High reprint orders in medical journals and pharmaceutical industry funding: case-control study

Time to open up the finances of medical journals

2 July 2012

Perhaps the most striking thing about this article is the refusal of the American publishers, all of which are doctors' organisations, to provide any data. Inevitably readers will wonder what they are hiding. The answer, I suspect, is the massive profits that they are making from selling reprints of pharmaceutically funded research.

We know that something like 50% of all drug sales are in North America, and reprints are a major device for promoting drugs. Cynically, I suggest that the point of reprints is not to provide doctors with scientific data but rather to link the drug company's product to the prestigious brand of the journal. My bet is that well over 80% of reprints are never read.

The second striking figure from this paper is the Lancet sale of a reprint for more than £1.55m. What the authors don't say (and perhaps don't know) is that the profit margin on reprints is something like 80%. Reprints are particularly attractive to publishers less for the revenue and more for the profit. Paper subscriptions are nothing like as profitable. So Elsevier, the owners of the Lancet, made a profit of well over a million pounds from the Lancet publishing this one study. That's one of the reasons why Elsevier manages to make a profit margin over 30%, which is far higher than in most industries.

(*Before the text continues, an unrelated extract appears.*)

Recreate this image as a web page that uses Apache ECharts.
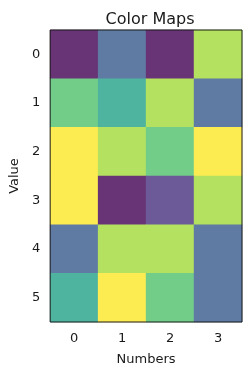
<!DOCTYPE html>
<html>
<head>
<meta charset="utf-8">
<script src="https://cdn.jsdelivr.net/npm/echarts@6/dist/echarts.min.js"></script>
<style>
  html, body { margin: 0; padding: 0; background: #fff; }
  #chart { width: 250px; height: 374px; }
</style>
</head>
<body>
<div id="chart"></div>
<script>
// column labels (x) and row labels (y)
var xLabels = ["0", "1", "2", "3"];
var yLabels = ["0", "1", "2", "3", "4", "5"];

// one array per row
var row0 = [1, 3, 1, 7];
var row1 = [6, 5, 7, 3];
var row2 = [8, 7, 6, 8];
var row3 = [8, 1, 2, 7];
var row4 = [3, 7, 7, 3];
var row5 = [5, 8, 6, 3];
var rows = [row0, row1, row2, row3, row4, row5];

// viridis
var viridis = ["#440154", "#482878", "#3e4989", "#31688e", "#26828e",
               "#1f9e89", "#35b779", "#6ece58", "#b5de2b", "#fde725"];

// the picture uses alpha 0.8 on white, mix it in up front so cells have no seams
function fade(hex) {
    var out = "#";
    for (var i = 1; i < 7; i += 2) {
        var c = parseInt(hex.substr(i, 2), 16);
        var m = Math.round(c * 0.8 + 255 * 0.2);
        out += (m < 16 ? "0" : "") + m.toString(16);
    }
    return out;
}
var colors = viridis.map(fade);

var data = [];
rows.forEach(function (row, r) {
    row.forEach(function (v, c) {
        data.push([c, r, v]);
    });
});

var font = "DejaVu Sans";
var ink = "#1a1a1a";
var chart = echarts.init(document.getElementById("chart"));
chart.setOption({
    animation: false,
    title: {
        text: "Color Maps",
        left: 145,
        textAlign: "center",
        top: 7,
        textStyle: { fontFamily: font, fontSize: 16, fontWeight: "normal", color: ink }
    },
    grid: {
        left: 48, right: 8, top: 30, bottom: 52,
        show: true, borderColor: ink, borderWidth: 1, backgroundColor: "transparent", z: 10
    },
    xAxis: {
        type: "category",
        data: xLabels,
        name: "Numbers",
        nameLocation: "middle",
        nameGap: 31,
        nameTextStyle: { fontFamily: font, fontSize: 13, color: ink },
        axisLine: { show: false },
        axisTick: { alignWithLabel: true, length: 4, lineStyle: { color: ink } },
        axisLabel: { fontFamily: font, fontSize: 13, color: ink, margin: 10 },
        splitArea: { show: false }
    },
    yAxis: {
        type: "category",
        data: yLabels,
        inverse: true,
        name: "Value",
        nameLocation: "middle",
        nameGap: 29,
        nameRotate: 90,
        nameTextStyle: { fontFamily: font, fontSize: 13, color: ink },
        axisLine: { show: false },
        axisTick: { alignWithLabel: true, length: 4, lineStyle: { color: ink } },
        axisLabel: { fontFamily: font, fontSize: 13, color: ink, margin: 10 },
        splitArea: { show: false }
    },
    visualMap: {
        show: false,
        min: 1,
        max: 8,
        dimension: 2,
        inRange: { color: colors }
    },
    series: [{
        type: "heatmap",
        data: data,
        itemStyle: { borderWidth: 0 },
        emphasis: { disabled: true }
    }]
});
</script>
</body>
</html>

The conflict of interest is clearly huge. If Elsevier had to maintain its profit margin by cutting costs rather than publishing that one article it would have to fire about 25 editors (assuming an average salary plus oncosts of about £40 000).

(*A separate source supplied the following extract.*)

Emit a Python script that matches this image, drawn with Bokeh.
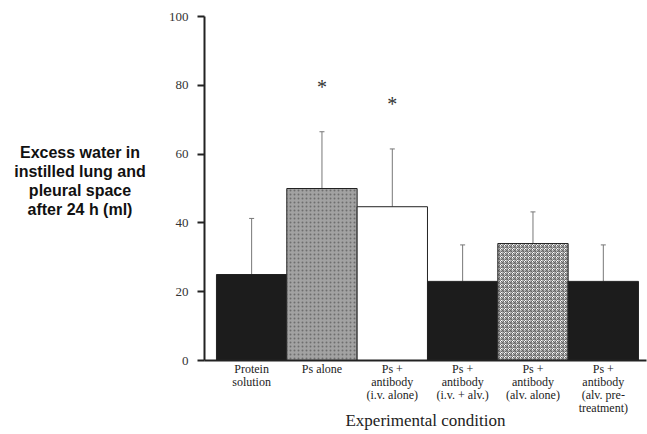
from bokeh.plotting import figure
from bokeh.layouts import row
from bokeh.models import Range1d, FixedTicker, ColumnDataSource, Whisker, TeeHead
from bokeh.core.properties import value
from bokeh.embed import file_html
from bokeh.resources import INLINE

# data
categories = ["Protein\nsolution", "Ps alone", "Ps +\nantibody\n(i.v. alone)",
              "Ps +\nantibody\n(i.v. + alv.)", "Ps +\nantibody\n(alv. alone)",
              "Ps +\nantibody\n(alv. pre-\ntreatment)"]
means = [25, 50, 44.7, 23, 34, 23]
upper_err = [41.3, 66.5, 61.5, 33.6, 43.2, 33.6]
star_idx = [2, 3]
star_y = [79.5, 74.6]
y_ticks = [0, 20, 40, 60, 80, 100]
y_title = "Excess water in\ninstilled lung and\npleural space\nafter 24 h (ml)"
x_title = "Experimental condition"

xs = list(range(1, len(categories) + 1))
fills = ["#1c1c1c", "#a2a2a2", "#ffffff", "#1c1c1c", "#ffffff", "#1c1c1c"]
hatches = [" ", "dot", " ", " ", "criss_cross", " "]
hatch_colors = ["#1c1c1c", "#6e6e6e", "#000000", "#1c1c1c", "#666666", "#1c1c1c"]

src = ColumnDataSource(dict(x=xs, top=means, upper=upper_err, fill=fills,
                            hatch=hatches, hcol=hatch_colors))

LEFT_W = 160

# left panel holding the horizontal y-axis title
lt = figure(width=LEFT_W, height=434, output_backend="svg", toolbar_location=None,
            x_range=Range1d(0, LEFT_W), y_range=Range1d(434, 0),
            x_axis_location=None, y_axis_location=None,
            min_border=0)
lt.outline_line_color = None
lt.grid.visible = False
lt.text(x=[79.5], y=[208], text=[y_title], text_font=value("Liberation Sans"),
        text_font_style="bold", text_font_size="16px", text_line_height=1.12,
        text_align="center", text_baseline="middle", text_color="#111111")

p = figure(width=647 - LEFT_W, height=434, output_backend="svg", toolbar_location=None,
           x_range=Range1d(0.33, 6.614), y_range=Range1d(0, 100),
           min_border_left=204 - LEFT_W, min_border_right=1, min_border_top=16,
           min_border_bottom=74)
p.outline_line_color = None
p.grid.visible = False
p.background_fill_color = "white"

p.vbar(x="x", top="top", width=1.0, bottom=0, source=src, fill_color="fill",
       line_color="#222222", line_width=1, hatch_pattern="hatch",
       hatch_color="hcol", hatch_scale=4, hatch_weight=1)

wh = Whisker(base="x", upper="upper", lower="top", source=src,
             upper_head=TeeHead(size=5, line_color="#777777", line_width=1),
             lower_head=None, line_color="#777777", line_width=1)
p.add_layout(wh)

p.text(x=star_idx, y=star_y, text=["*", "*"], text_font=value("Liberation Serif"),
       text_font_size="20px", text_align="center", text_baseline="middle",
       text_color="#333333")

# y axis
ya = p.yaxis[0]
ya.ticker = FixedTicker(ticks=y_ticks)
ya.minor_tick_line_color = None
ya.major_tick_out = 7
ya.major_tick_in = 0
ya.major_tick_line_width = 2
ya.major_tick_line_color = "#222222"
ya.axis_line_width = 2
ya.axis_line_color = "#222222"
ya.major_label_text_font = "Liberation Serif"
ya.major_label_text_font_size = "13px"
ya.major_label_text_color = "#333333"
ya.major_label_standoff = 9

# x axis
xa = p.xaxis[0]
xa.ticker = FixedTicker(ticks=xs)
xa.major_label_overrides = {x: c for x, c in zip(xs, categories)}
xa.minor_tick_line_color = None
xa.major_tick_line_color = None
xa.major_tick_in = 0
xa.major_tick_out = 0
xa.axis_line_width = 2
xa.axis_line_color = "#222222"
xa.major_label_text_font = "Liberation Serif"
xa.major_label_text_font_size = "12px"
xa.major_label_text_line_height = 0.93
xa.major_label_text_color = "#222222"
xa.major_label_standoff = 1
xa.axis_label = x_title
xa.axis_label_text_font = "Liberation Serif"
xa.axis_label_text_font_style = "normal"
xa.axis_label_text_font_size = "17px"
xa.axis_label_text_color = "#222222"
xa.axis_label_standoff = -7

layout = row(lt, p, spacing=0)
open("out.html", "w").write(file_html(layout, INLINE))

Because the American market is so huge and important the American journals, and particularly the New England Journal of Medicine, may well be making more from reprints than the Lancet. I suggest that doctors who belong to the organisations that publish the journals ask to see the budgets of their journals.

This rapid response overlaps to some degree with a blog that I hope the BMJ will be willing to post.

Competing interests: RS was the editor of the BMJ and the Chief Executive of the BMJ Publishing Group. He is a zealot for open access and was from 2004 to 2011 a member of the board of the Public Library of Science.